– Дядя Матвей, – опять высунулся неугомонный Филька, – так за что же десять лет? Почему подписал? Не жаловался?

Матвей посмотрел нехотя, похоже и не понял, о чём его спрашивают. Продолжал.

– Только привезли нас в лагерь, зовут меня в оперчасть. Опер сидит. Вежливый. Улыбается. «Такой-то, – говорит, – и такой-то?» – «Да, – говорю, – я и есть». А он папироской угощает и опять улыбается. «Ну, рассказывай» – говорит. «Что рассказывать?» – я и не понял сразу. А он: «Как «что»? С кем ехал, кто такие, про что говорили?»

Тут я всё понял. Зачем привезли меня и что делать буду. И начал. Кто из соседей Советскую власть ругал, кто на несправедливость жаловался, кто говорил, что заключённых как скот возят. Он бумагу даёт, ручку с чернилами, пиши, мол. Я написал. Договорились, что сведения буду через конвойного передавать, какого именно – потом опер скажет. А к нему не ходить, потому – зеки увидят и доверять перестанут. Там сурово было: зеки, если б поймали, могли и в выгребной яме утопить. Такое бывало. Что в конвое служил молчать надо, а говорить, что я есть командир Красной армии, осуждённый несправедливо. Для доверия, значит. Я понял, подписал что надо. Прошло немного времени, смотрю – нету уже тех, о ком я докладывал. Куда девались, не знаю. То уже не моё дело было. В этом лагере, во втором, в третьем. Зато другие как мухи мёрли, а мне и работа полегче, и жизнь поспокойнее. Отсидел и ещё десять лет там же вольным работал. Тогда и ехать разрешили. Многих отпускали, целые лагеря закрывали. Меня раб... ра... раб... раблитировали. Извинились, что без вины сидел, ну, я и так всё понимал. Денег дали. Я сюда поехал, на родину. Сын у меня здесь, взрослый уже. Да я ему что, незнакомый. Деньги разошлись, опять и скучно дома, так я сюда устроился. Всё ж среди людей. И музыку слышно. Я люблю музыку. Всю жизнь я люблю музыку...

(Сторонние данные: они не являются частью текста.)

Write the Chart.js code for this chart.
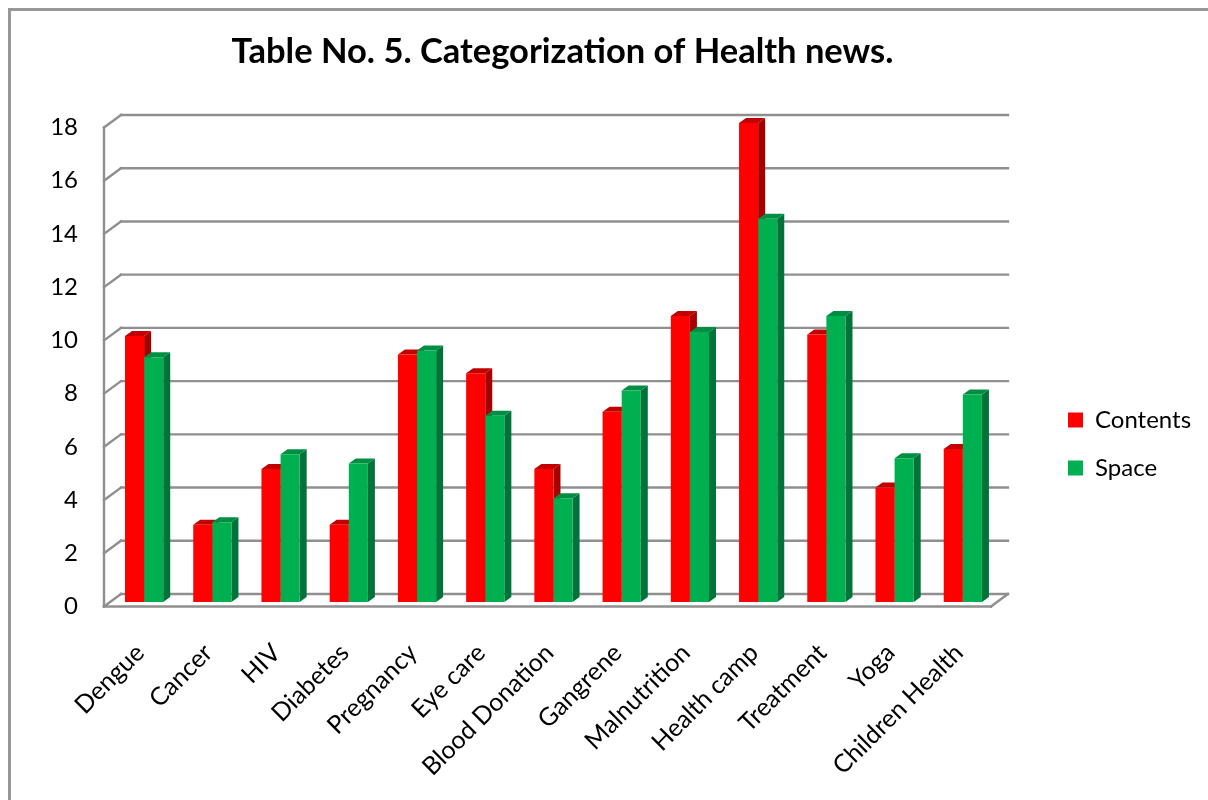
<!DOCTYPE html>
<html>
<head>
<meta charset="utf-8">
<script src="https://cdn.jsdelivr.net/npm/chart.js@4.4.1/dist/chart.umd.min.js"></script>
<style>
  html, body { margin: 0; padding: 0; background: #fff; overflow: hidden; }
  #frame { position: absolute; left: 8px; top: 8px; width: 1400px; height: 1000px;
           border-top: 3px solid #979797; border-left: 3px solid #979797; }
  #wrap { position: absolute; left: 0; top: 0; width: 1208px; height: 800px; }
</style>
</head>
<body>
<div id="frame"></div>
<div id="wrap"><canvas id="chart" width="1208" height="800"></canvas></div>
<script>
// Share of health news (%) by topic
const categories = ['Dengue', 'Cancer', 'HIV', 'Diabetes', 'Pregnancy', 'Eye care', 'Blood Donation',
                    'Gangrene', 'Malnutrition', 'Health camp', 'Treatment', 'Yoga', 'Children Health'];
const contentsShare = [10, 2.9, 5, 2.9, 9.3, 8.6, 5, 7.15, 10.75, 18, 10.05, 4.3, 5.75];
const spaceShare    = [9.2, 3, 5.55, 5.2, 9.45, 7, 3.9, 7.95, 10.15, 14.4, 10.75, 5.4, 7.8];
const seriesNames = ['Contents', 'Space'];
const yTickMin = 0, yTickMax = 18, yTickStep = 2;
const chartTitle = 'Table No. 5. Categorization of Health news.';

// Face shading for the pseudo-3D columns
const faceColors = [
  { front: '#FF0000', side: '#A60000', top: '#C30000' },
  { front: '#00B050', side: '#00733A', top: '#008E43' }
];

// Offsets of the floor/wall planes relative to the column plane
const WALL_FRONT = { dx: -6, dy: 4.5 };
const WALL_BACK  = { dx: 11, dy: -8 };
const BAR_DEPTH  = { dx: 7, dy: 5 };

// Legend and title placement
const LEGEND_LEFT = 1044;
const LEGEND_DROP = 44;
const TITLE_CENTER = 562.5;

const box3d = {
  id: 'box3d',
  beforeDatasetsDraw(chart) {
    const { ctx, chartArea: a, scales: { y } } = chart;
    const seg = (x1, y1, x2, y2) => { ctx.beginPath(); ctx.moveTo(x1, y1); ctx.lineTo(x2, y2); ctx.stroke(); };
    const poly = pts => {
      ctx.beginPath();
      pts.forEach(([px, py], k) => (k ? ctx.lineTo(px, py) : ctx.moveTo(px, py)));
      ctx.closePath();
      ctx.fill();
    };
    ctx.save();
    ctx.lineCap = 'square';
    ctx.strokeStyle = '#8f8f8f';
    ctx.lineWidth = 2.4;

    const fx = a.left + WALL_FRONT.dx, bx = a.left + WALL_BACK.dx;
    // back-wall gridlines and side-wall diagonals
    y.ticks.forEach(t => {
      const py = y.getPixelForValue(t.value);
      seg(fx, py + WALL_FRONT.dy, bx, py + WALL_BACK.dy);
      seg(bx, py + WALL_BACK.dy, a.right + WALL_BACK.dx, py + WALL_BACK.dy);
    });
    // front edge of the side wall
    const pTop = y.getPixelForValue(yTickMax), pZero = y.getPixelForValue(yTickMin);
    seg(fx, pTop + WALL_FRONT.dy, fx, pZero + WALL_FRONT.dy);
    // floor front and right edges
    const frx = a.right + WALL_FRONT.dx;
    seg(fx, pZero + WALL_FRONT.dy, frx, pZero + WALL_FRONT.dy);
    seg(frx, pZero + WALL_FRONT.dy, a.right + WALL_BACK.dx, pZero + WALL_BACK.dy);

    // side and top faces of each column (front faces are drawn by the bar controller)
    const { dx, dy } = BAR_DEPTH;
    chart.data.datasets.forEach((ds, i) => {
      const c = faceColors[i];
      chart.getDatasetMeta(i).data.forEach(bar => {
        const { x, y: top, base, width } = bar.getProps(['x', 'y', 'base', 'width'], true);
        const l = x - width / 2, r = x + width / 2;
        ctx.fillStyle = c.side;
        poly([[r, top], [r + dx, top - dy], [r + dx, base - dy], [r, base]]);
        ctx.fillStyle = c.top;
        poly([[l, top], [l + dx, top - dy], [r + dx, top - dy], [r, top]]);
      });
    });
    ctx.restore();
  }
};

const placement = {
  id: 'placement',
  afterLayout(chart) {
    const lg = chart.legend;
    if (lg) {
      const sx = LEGEND_LEFT - lg.left;
      lg.left += sx; lg.right += sx;
      lg.top += LEGEND_DROP; lg.bottom += LEGEND_DROP;
    }
    const tb = chart.titleBlock;
    if (tb) {
      const tx = TITLE_CENTER - (tb.left + tb.right) / 2;
      tb.left += tx; tb.right += tx;
    }
  }
};

function build() {
  const axisFont = { family: 'Lato', size: 25 };
  new Chart(document.getElementById('chart'), {
    type: 'bar',
    data: {
      labels: categories,
      datasets: [
        { label: seriesNames[0], data: contentsShare, backgroundColor: faceColors[0].front },
        { label: seriesNames[1], data: spaceShare, backgroundColor: faceColors[1].front }
      ]
    },
    options: {
      responsive: false,
      animation: false,
      devicePixelRatio: 1,
      datasets: { bar: { categoryPercentage: 0.56, barPercentage: 1 } },
      layout: { padding: { left: 0, right: 54, top: 0, bottom: 0 } },
      plugins: {
        title: {
          display: true, text: chartTitle, color: '#000',
          font: { family: 'Lato', size: 34.5, weight: 'bold' },
          padding: { top: 31, bottom: 50.6 }
        },
        legend: {
          position: 'right',
          labels: { boxWidth: 15, boxHeight: 15, padding: 24, color: '#000', font: { family: 'Lato', size: 24 } }
        },
        tooltip: { enabled: false }
      },
      scales: {
        x: {
          grid: { display: false, drawTicks: false },
          border: { display: false },
          ticks: { autoSkip: false, minRotation: 45, maxRotation: 45, padding: 36, labelOffset: -4,
                   color: '#000', font: axisFont },
          afterFit: s => { s.height = 198; }
        },
        y: {
          min: yTickMin, max: yTickMax,
          grid: { display: false, drawTicks: false },
          border: { display: false },
          ticks: { stepSize: yTickStep, padding: 32, labelOffset: 4.5, color: '#000',
                   font: { family: 'Lato', size: 24 } },
          afterFit: s => { s.width = 110; }
        }
      }
    },
    plugins: [box3d, placement]
  });
}

Promise.all([
  document.fonts.load('25px Lato'),
  document.fonts.load('24px Lato'),
  document.fonts.load('bold 34.5px Lato')
]).then(build, build);
</script>
</body>
</html>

– Тётя Мотя, – выкрикнул поражённый Филька, – так ты не скрипач, а стукач?!

Матвей помрачнел, вытянулся. Насупил брови. Таким бывал, может, когда-то перед атакой, уже сжав рукоять шашки – сейчас вперёд и смаху, поперёк чьей-то головы с оттяжкой, как на ученьи. Но не конь под ним, а стул задом наперёд, и ширинка от напряжения ещё сильней разъехалась – нитки тянут, и разноцветные пуговицы вот-вот брызнут в стороны.

– Эти слова забудь! – сказал твёрдо. – Сопляк. Не стукач, а боец при государственном задании.

Отрезвел сразу Матвей и глаза – иголками. Встал, пошёл непривычно вытянувшись. Не за кулисы, как ходил обыкновенно, а вниз но лестничке, в зал и дальше через дверь в фойе. Будто показывал, что больше он здесь не свой. Не дойдя, однако, до двери, прямость фигуры потерял и захромал обычной своей походкой. Работать уже не хотелось. Кто-то подбирал еврейскую песню, другие сидели молча. Руководитель задумался, глядя в зал невидящими глазами. Репетиция закончилась. Пора было домой, а завтра снова зубрить «медиальный, дистальный», потом встречать пациентов, предварительно осмотрев их в дверной глазок. Он любил смотреть в глазок: человек за дверью был забавно искажён оптическим стеклом. Иногда разглядывая задерживал больного перед дверью, что было и бесчеловечно, и неосторожно. Но в прихожей посетитель становился обыкновенным, похожим на всех остальных, и даже выражение лица у всех было одинаковое: страдальческое. Ибо кто видел сияющего жизнелюба в приёмной зубного врача?

Но именно здесь Трофим встретил Изольду.

2.

Нет, нет и нет! Никаких болезней! Зубы Изольды походили на сахар. Не теперешний желтоватый прессованный из тростника, нет! На тот настоящий рафинад, что когда-то продавали большими, ослепительно белыми «головами». Их раскалывали специальным топориком и мельче, для стакана, раскусывали щипцами. Вы, нынешние, нут-ка! Кто из вас колол щипчиками настоящий рафинад?